PASOLINI E L’ABIURA DELLA TRILOGIA DELLA VITA: IL BISOGNO DI RINNEGARSI
Di Pasolini si è sempre parlato in termini di contraddizione ma non a sufficienza in termini di rinnegamento e rinuncia. Questo equivoco è favorito da uno dei più famosi versi della produzione pasoliniana, l’incipit della quarta sezione del poemetto Le Ceneri di Gramsci: «Lo scandalo del contraddirmi, dell’essere con te e contro te; con te nel core, in luce, contro te nelle buie viscere; del mio paterno stato traditore» e dalla famosissima poesia in versi liberi Il PCI ai Giovani, pubblicata nel 1968 su Nuovi Argomenti, nella quale Pasolini ammetteva di non stare con i giovani del Partito Comunista Italiano ma con i poliziotti, in relazione allo scontro a Valle Giulia.
Pier Paolo Pasolini visse un’intera vita nella contraddizione dovuta al suo essere un borghese. E forse ancor più contraddittorio è stato il suo rapporto col cristianesimo, di derivazione vagamente caravaggesca: entrambi credevano in un ‘cristianesimo primitivo’, lontanissimo dalla Chiesa intesa come istituzione ma legato al rapporto dell’uomo con la comunità, la terra, i poveri.
Nel 1975, a pochissimi giorni dalla sua morte, il Corriere della Sera pubblica una lettera di Pasolini (scritta qualche mese prima) e che poi finirà nelle Lettere Luterane, nella quale il regista si scaglia contro la sua Trilogia della Vita di inizio anni ’70 (trittico composto dai film Decameron, Il Fiore delle Mille e Una Notte e I Racconti Di Canterbury).
PIER PAOLO PASOLINI E IL RAPPORTO TRA ARTE E CONTESTO
L’Abiura della Trilogia della Vita è l’avverarsi di una profezia, ovvero la necessità di Pasolini di riconsiderare la sua opera alla luce dei cambiamenti sociali. In questa grande capacità di analisi di se stesso sta l’unicità di PPP, poiché ogni sua opera (letteraria e non) ha senso di esistere in un determinato quadro sociale e quando mutano i costumi, allora deve mutare anche il modo in cui produciamo arte.
Se infatti la Trilogia della Vita sfruttava le nudità e il sesso per raccontare la gioia della liberazione, il piacere puro e inattaccabile (nonché la libertà di esprimersi, una delle tante condizioni necessarie in una società che voglia essere inclusiva), la produzione pasoliniana del 1975 è attraversata da un pessismo e da un nuovo significato di nudo e sesso.
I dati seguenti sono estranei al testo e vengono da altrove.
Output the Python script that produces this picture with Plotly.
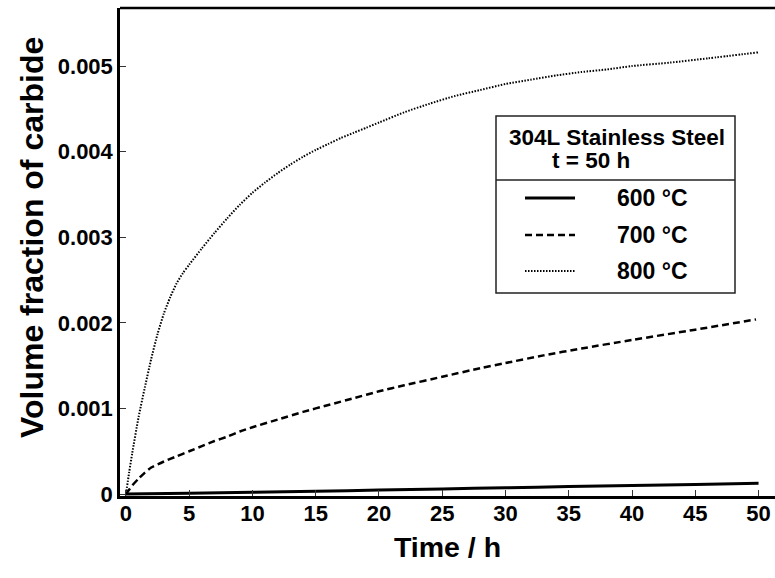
import plotly.graph_objects as go

# ---- data ----
t_600 = [0, 5, 10, 15, 20, 25, 30, 35, 40, 45, 50]
v_600 = [0, 0.000008, 0.00002, 0.000033, 0.000046, 0.00006, 0.000073, 0.000087, 0.0001, 0.000112, 0.000125]

t_700 = [0, 0.25, 0.5, 1, 1.5, 2, 3, 4, 5, 6, 7, 8, 9, 10, 12, 14, 16, 18, 20, 22, 25, 28, 30,
         33, 36, 40, 45, 49.8]
v_700 = [0, 0.00005, 0.0001, 0.00018, 0.00025, 0.00031, 0.00038, 0.00044, 0.0005, 0.00056, 0.00062,
         0.00067, 0.00073, 0.00078, 0.00087, 0.00096, 0.00104, 0.00112, 0.0012, 0.00127, 0.00137,
         0.00147, 0.00153, 0.00162, 0.0017, 0.0018, 0.00192, 0.00204]

t_800 = [0, 0.25, 0.5, 1, 1.5, 2, 2.5, 3, 3.5, 4, 4.5, 5, 6, 7, 8, 9, 10, 11, 12, 13, 14, 15, 16,
         17, 18, 19, 20, 22, 24, 26, 28, 30, 32, 34, 36, 38, 40, 43, 46, 50]
v_800 = [0, 0.00025, 0.00048, 0.0009, 0.00125, 0.00158, 0.00187, 0.00211, 0.0023, 0.00246, 0.00258,
         0.00268, 0.00287, 0.00305, 0.00322, 0.00338, 0.00352, 0.00364, 0.00375, 0.00385, 0.00394,
         0.00402, 0.00409, 0.00416, 0.00422, 0.00428, 0.00434, 0.00446, 0.00456, 0.00465, 0.00472,
         0.00479, 0.00484, 0.00489, 0.00493, 0.00496, 0.005, 0.00504, 0.00509, 0.00516]

series_names = ["600 °C", "700 °C", "800 °C"]
x_ticks = [0, 5, 10, 15, 20, 25, 30, 35, 40, 45, 50]
y_ticks = [0, 0.001, 0.002, 0.003, 0.004, 0.005]
y_tick_text = ["0", "0.001", "0.002", "0.003", "0.004", "0.005"]
legend_title = ["304L Stainless Steel", "t = 50 h"]
x_title = "Time / h"
y_title = "Volume fraction of carbide"

# ---- style ----
W, H = 775, 578
ML, MR, MT, MB = 120, 0, 8, 82
FONT = "Liberation Sans, Arial, sans-serif"
styles = [dict(width=3, dash="solid"), dict(width=2.5, dash="7px,4px"), dict(width=2, dash="1.5px,1.5px")]

fig = go.Figure()
for t, v, name, st in zip([t_600, t_700, t_800], [v_600, v_700, v_800], series_names, styles):
    fig.add_trace(go.Scatter(x=t, y=v, mode="lines", name=name, showlegend=False,
                             line=dict(color="black", width=st["width"], dash=st["dash"], shape="spline",
                                       smoothing=0.6)))

def px(xp):
    return (xp - ML) / (W - ML - MR)

def py(yp):
    return (H - MB - yp) / (H - MT - MB)

shapes = []
annotations = []
# top border
shapes.append(dict(type="line", xref="paper", yref="paper", x0=0, x1=1, y0=1, y1=1,
                   line=dict(color="black", width=2.5)))
# legend box
bx0, bx1, by0, by1, bdiv = 496, 735, 116, 293, 180
shapes.append(dict(type="rect", xref="paper", yref="paper", x0=px(bx0), x1=px(bx1), y0=py(by1), y1=py(by0),
                   line=dict(color="#222", width=1.5), fillcolor="white", layer="above"))
shapes.append(dict(type="line", xref="paper", yref="paper", x0=px(bx0), x1=px(bx1), y0=py(bdiv), y1=py(bdiv),
                   line=dict(color="#222", width=1.5), layer="above"))
annotations.append(dict(xref="paper", yref="paper", x=px(617), y=py(137), text="<b>" + legend_title[0] + "</b>",
                        showarrow=False, xanchor="center", yanchor="middle",
                        font=dict(family=FONT, size=22.5, color="black")))
annotations.append(dict(xref="paper", yref="paper", x=px(591), y=py(160), text="<b>" + legend_title[1] + "</b>",
                        showarrow=False, xanchor="center", yanchor="middle",
                        font=dict(family=FONT, size=22.5, color="black")))
row_y = [198, 235, 271]
for name, st, ry in zip(series_names, styles, row_y):
    shapes.append(dict(type="line", xref="paper", yref="paper", x0=px(525), x1=px(575), y0=py(ry), y1=py(ry),
                       line=dict(color="black", width=st["width"], dash=st["dash"]), layer="above"))
    annotations.append(dict(xref="paper", yref="paper", x=px(615), y=py(ry), text="<b>" + name + "</b>",
                            showarrow=False, xanchor="left", yanchor="middle",
                            font=dict(family=FONT, size=23, color="black")))
# y-axis title (placed as rotated annotation to match the reference's vertical centring)
annotations.append(dict(xref="paper", yref="paper", x=px(32), y=py(238), text="<b>" + y_title + "</b>",
                        textangle=-90, showarrow=False, xanchor="center", yanchor="middle",
                        font=dict(family=FONT, size=32, color="black")))

fig.update_layout(
    width=W, height=H,
    margin=dict(l=ML, r=MR, t=MT, b=MB, pad=0),
    paper_bgcolor="white", plot_bgcolor="white",
    shapes=shapes, annotations=annotations,
    font=dict(family=FONT, color="black"),
    xaxis=dict(range=[-0.47, 51.3], tickvals=x_ticks, ticktext=["<b>%d</b>" % v for v in x_ticks],
               ticks="inside", ticklen=6, tickwidth=1.2, ticklabelstandoff=-4,
               tickcolor="#333", showline=True, linecolor="black", linewidth=2.5, showgrid=False,
               zeroline=False, tickfont=dict(family=FONT, size=22, color="black"),
               title=dict(text="<b>" + x_title + "</b>", font=dict(family=FONT, size=28.5, color="black"),
                          standoff=12)),
    yaxis=dict(range=[-0.000023, 0.005678], tickvals=y_ticks, ticktext=["<b>%s</b>" % s for s in y_tick_text],
               ticks="inside", ticklen=6, tickwidth=1.2, tickcolor="#333",
               showline=True, linecolor="black", linewidth=2.5, showgrid=False, zeroline=False,
               tickfont=dict(family=FONT, size=22, color="black")),
)
fig.write_html("out.html")
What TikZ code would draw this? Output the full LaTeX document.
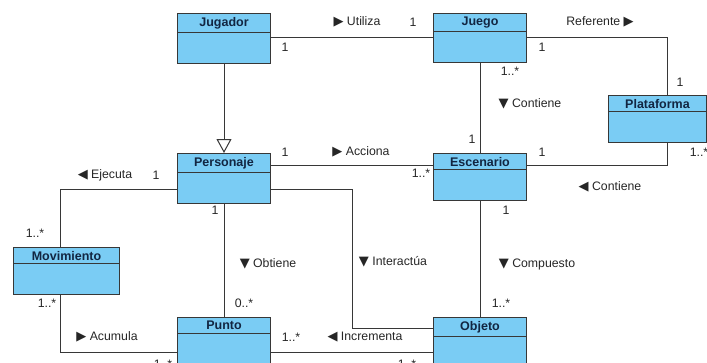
\documentclass[tikz,border=0pt]{standalone}
\usepackage{fontspec}
\setmainfont{Liberation Sans}
\newfontfamily\trifont{DejaVu Sans}
\usetikzlibrary{shapes.multipart,arrows.meta}
\definecolor{clsfill}{RGB}{122,204,244}
\definecolor{clstext}{RGB}{18,38,66}
\definecolor{linecol}{RGB}{55,55,55}
% direction marks of the associations
\newcommand{\triR}{{\trifont\fontsize{13}{14}\selectfont ▶}}
\newcommand{\triL}{{\trifont\fontsize{13}{14}\selectfont ◀}}
\newcommand{\triD}{{\trifont\fontsize{13}{14}\selectfont ▼}}
\newcommand{\clsbody}{\nodepart{second}\rule{0pt}{24pt}}
\begin{document}
\begin{tikzpicture}[x=1pt,y=-1pt,
	cls/.style={rectangle split, rectangle split parts=2, draw=linecol, line width=1pt,
		fill=clsfill, text width=93pt, align=center, inner xsep=0pt, inner ysep=3pt,
		anchor=north west, text=clstext, font=\fontsize{12.5}{15}\selectfont\bfseries},
	assoc/.style={draw=linecol, line width=1pt},
	lbl/.style={font=\fontsize{12.3}{14}\selectfont, text=black!85, inner sep=0pt}]
	\useasboundingbox (0,0) rectangle (707,362);
	% classes
		\node[cls] (jugador) at (177,13) {Jugador\clsbody};
		\node[cls] (juego) at (433,13) {Juego\clsbody};
		\node[cls, text width=98pt] (plataforma) at (608,95) {Plataforma\clsbody};
		\node[cls] (personaje) at (177,153) {Personaje\clsbody};
		\node[cls] (escenario) at (433,153) {Escenario\clsbody};
		\node[cls, text width=106pt] (movimiento) at (13,247) {Movimiento\clsbody};
		\node[cls] (punto) at (177,317) {Punto\clsbody};
		\node[cls] (objeto) at (433,317) {Objeto\clsbody};
	% inheritance
		\draw[assoc, -{Triangle[open, fill=white, length=14pt, width=15pt]}] (jugador.south) -- (personaje.north);
	% associations
		\draw[assoc] ([yshift=-24pt]jugador.north east) -- ([yshift=-24pt]juego.north west);
		\draw[assoc] ([yshift=-24pt]juego.north east) -| ([xshift=10pt]plataforma.north);
		\draw[assoc] (juego.south) -- (escenario.north);
		\draw[assoc] ([yshift=-12pt]escenario.north east) -| ([xshift=10pt]plataforma.south);
		\draw[assoc] ([yshift=-12pt]personaje.north east) -- ([yshift=-12pt]escenario.north west);
		\draw[assoc] ([yshift=-36pt]personaje.north west) -| ([xshift=-6pt]movimiento.north);
		\draw[assoc] (personaje.south) -- (punto.north);
		\draw[assoc] ([yshift=-36pt]personaje.north east) -| ([xshift=-81pt,yshift=-11pt]objeto.north west)
			-- ([yshift=-11pt]objeto.north west);
		\draw[assoc] (escenario.south) -- (objeto.north);
		\draw[assoc] ([xshift=-6pt]movimiento.south) |- ([yshift=-35pt]punto.north west);
		\draw[assoc] ([yshift=-35pt]punto.north east) -- ([yshift=-35pt]objeto.north west);
	% names and multiplicities
		\foreach \x/\y/\t [count=\i] in {
			285/47/1, 357/22/\triR\ Utiliza, 413/22/1,
			600/22/Referente \triR, 542/47/1, 680/82/1,
			510/71/1..*, 530/104/\triD\ Contiene, 472/139/1,
			542/152/1, 699/152/1..*, 610/187/\triL\ Contiene,
			285/152/1, 361/152/\triR\ Acciona, 421/173/1..*,
			105/175/\triL\ Ejecuta, 156/175/1, 35/233/1..*,
			215/210/1, 268/264/\triD\ Obtiene, 244/303/0..*,
			393/262/\triD\ Interactúa,
			506/210/1, 537/264/\triD\ Compuesto, 501/303/1..*,
			47/303/1..*, 107/337/\triR\ Acumula, 163/364/1..*,
			291/337/1..*, 365/337/\triL\ Incrementa, 407/364/1..*}{
			\node[lbl] (lab\i) at (\x,\y) {\t};
			}
\end{tikzpicture}
\end{document}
Nei suoi ultimi anni di vita Pasolini riscrive la raccolta friuliana del ’54, Meglio Gioventù (che diventa La Nuova Gioventù), dirige Salò o le 120 Giornate di Sodoma e lavora a Petrolio, un ‘poema’ incompiuto nel quale il racconto del sesso è meccanico, svuotato dal concetto di piacere e liberazione e trasformato invece in una routine necessaria.
In conclusione, Pasolini è stato una complessa industria di produzione; una ‘factory’ – per scomodare Warhol – in un solo uomo. Un artista con una necessità di esprimersi strabordante, mai veramente saziata (quando era sul set, per esempio, Pasolini approfittava delle pause per andare a scrivere i suoi articoli) e capace di diventare estremamente centrale nel dibattito, sia italiano che estero.